How broken branches of a cashew tree saved an elderly from TN floods
Broken branches of their cashew tree saved the lives of K Balakrishnan and his wife Kalyani when the monster flood engulfed their village in Tamil Nadu’s Cuddalore district.india Updated: Dec 20, 2015 13:29 IST
Broken branches of their cashew tree saved the lives of K Balakrishnan and his wife Kalyani when the monster flood engulfed their village in Tamil Nadu’s Cuddalore district.
Shivers went down the spines of the landless Dalit couple on November 9, when water gushed into their thatched hut at Periyakattupalayam, rising menacingly by the minute.
“The speed and volume of water flow was threatening and it soon began filling the hut. When we tried to get out, we saw the entire neighbourhood was rapidly getting flooded,” said Balakrishnan, recounting the horror.

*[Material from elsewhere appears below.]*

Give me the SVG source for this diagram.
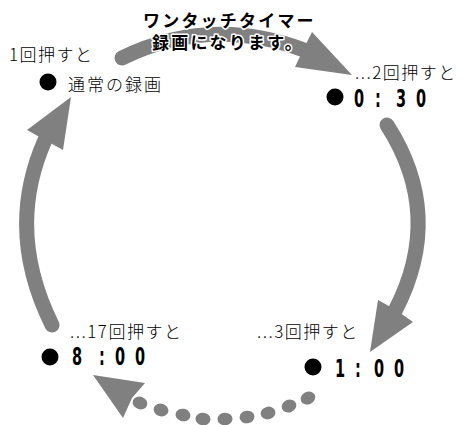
<svg xmlns="http://www.w3.org/2000/svg" width="462" height="425" viewBox="0 0 462 425">
<style>
.jp{font-family:"Noto Sans CJK JP","DejaVu Sans",sans-serif;font-size:17px;font-weight:300;fill:#000;letter-spacing:1.5px}
.title{font-family:"Noto Sans CJK JP","DejaVu Sans",sans-serif;font-size:17px;font-weight:bold;fill:#000;letter-spacing:2.2px;stroke:#fff;stroke-width:3px;stroke-linejoin:round;paint-order:stroke}
.num{font-family:"DejaVu Sans",sans-serif;font-size:25px;font-weight:bold;fill:#000;text-anchor:middle}
.body{fill:none;stroke:#808080;stroke-width:15;stroke-linecap:round}
.head{fill:#808080}
.dot{fill:#808080}
.bullet{fill:#000}
</style>
<g id="connectors">
  <path class="body" d="M122,58 Q210,15 304,50"/>
  <polygon class="head" points="352,75 312,32 304,48 295,67"/>
  <path class="body" d="M387,125 Q445,215 395,311"/>
  <polygon class="head" points="370,352 378,300 396,310 413,322"/>
  <path class="body" d="M52,325 Q5,230 45,140"/>
  <polygon class="head" points="71,97 27,130 45,140 63,150"/>
  <g id="dotted">
    <ellipse class="dot" cx="308" cy="398" rx="7.5" ry="6.3" transform="rotate(-25 308 398)"/>
    <ellipse class="dot" cx="289" cy="406" rx="7.5" ry="6.3" transform="rotate(-20 289 406)"/>
    <ellipse class="dot" cx="268" cy="413" rx="7.5" ry="6.3" transform="rotate(-14 268 413)"/>
    <ellipse class="dot" cx="247" cy="417" rx="7.5" ry="6.3" transform="rotate(-8 247 417)"/>
    <ellipse class="dot" cx="225" cy="419" rx="7.5" ry="6.3" transform="rotate(-3 225 419)"/>
    <ellipse class="dot" cx="203" cy="419" rx="7.5" ry="6.3" transform="rotate(5 203 419)"/>
    <ellipse class="dot" cx="183" cy="415" rx="7.5" ry="6.3" transform="rotate(12 183 415)"/>
    <ellipse class="dot" cx="161" cy="410" rx="7.5" ry="6.3" transform="rotate(17 161 410)"/>
    <ellipse class="dot" cx="140" cy="403" rx="7.5" ry="6.3" transform="rotate(22 140 403)"/>
    <polygon class="head" points="93,375 145,383 132,398 123,418"/>
  </g>
</g>
<g id="title">
  <text class="title" x="143" y="27">ワンタッチタイマー</text>
  <text class="title" x="152" y="49">録画になります。</text>
</g>
<g id="node-1">
  <text class="jp" x="9" y="61">1回押すと</text>
  <circle class="bullet" cx="48" cy="82" r="8.5"/>
  <text class="jp" x="68" y="91" style="letter-spacing:2px">通常の録画</text>
</g>
<g id="node-2">
  <text class="jp" x="355" y="79">...2回押すと</text>
  <circle class="bullet" cx="335" cy="97" r="8.5"/>
  <text class="num" transform="scale(0.58,1)" y="107"><tspan x="619">0</tspan><tspan x="651.7">:</tspan><tspan x="691.4">3</tspan><tspan x="725.9">0</tspan></text>
</g>
<g id="node-3">
  <text class="jp" x="257" y="338">...3回押すと</text>
  <circle class="bullet" cx="313" cy="367" r="8.5"/>
  <text class="num" transform="scale(0.58,1)" y="377"><tspan x="586.2">1</tspan><tspan x="617.2">:</tspan><tspan x="653.4">0</tspan><tspan x="687.9">0</tspan></text>
</g>
<g id="node-17">
  <text class="jp" x="70" y="338">...17回押すと</text>
  <circle class="bullet" cx="50" cy="357" r="8.5"/>
  <text class="num" transform="scale(0.58,1)" y="365"><tspan x="132.8">8</tspan><tspan x="175.9">:</tspan><tspan x="206.9">0</tspan><tspan x="241.4">0</tspan></text>
</g>
</svg>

He said the only option for them was to climb the loft. “The loft became very shaky. Hence, I and my wife climbed a litter higher and clung on to the central supporting bamboo of the hut and placed our legs over another bamboo,” he told PTI.
“Soon, the front legs (bamboos) of the hut caved and we began seriously doubting our chances of survival. Luckily, when the hut began shaking vigorously, some bamboo poles in got stuck in the fallen branches of our broken cashew tree,” he said, lending a prop to the hut and preventing it from falling and being swept away by the violent current.
As the water level kept increasing, the terrified couple removed patches of the thatched roof and, craning their necks out, waited for help. “In that position we kept crying for help for seven hours,” he recalled. The couple was rescued after Balakrishnan’s nephew and another relative spotted them. “The broken branches of our cashew tree made all the difference between life and death. Without them, we would have been dead,” he said.
D Samydurai, another resident of the village, said the next day people came to know that ten people had been sweptaway by the violent currents. Bodies were found stuck in branches of trees and floating on turgid waters.
A small-time sound service entrepreneur, Samydurai lost Rs 45,000 worth of equipment including speakers and amplifiers. Samydurai said water from the overflowing mines of the Neyveli Lignite Corporation made things worse. Today, the Dalit colony of Periakattupalayam has been reduced to a ghost town with most residents moving to a relief camp nearby. While most huts have been washed away, tiled and partly concrete tenements are badly damaged.
Samydurai alleged bias in awarding compensation to those whose houses were destroyed. “A landlord gets the same compensation for the loss of a dwelling unit just like a landless labourer,” he said.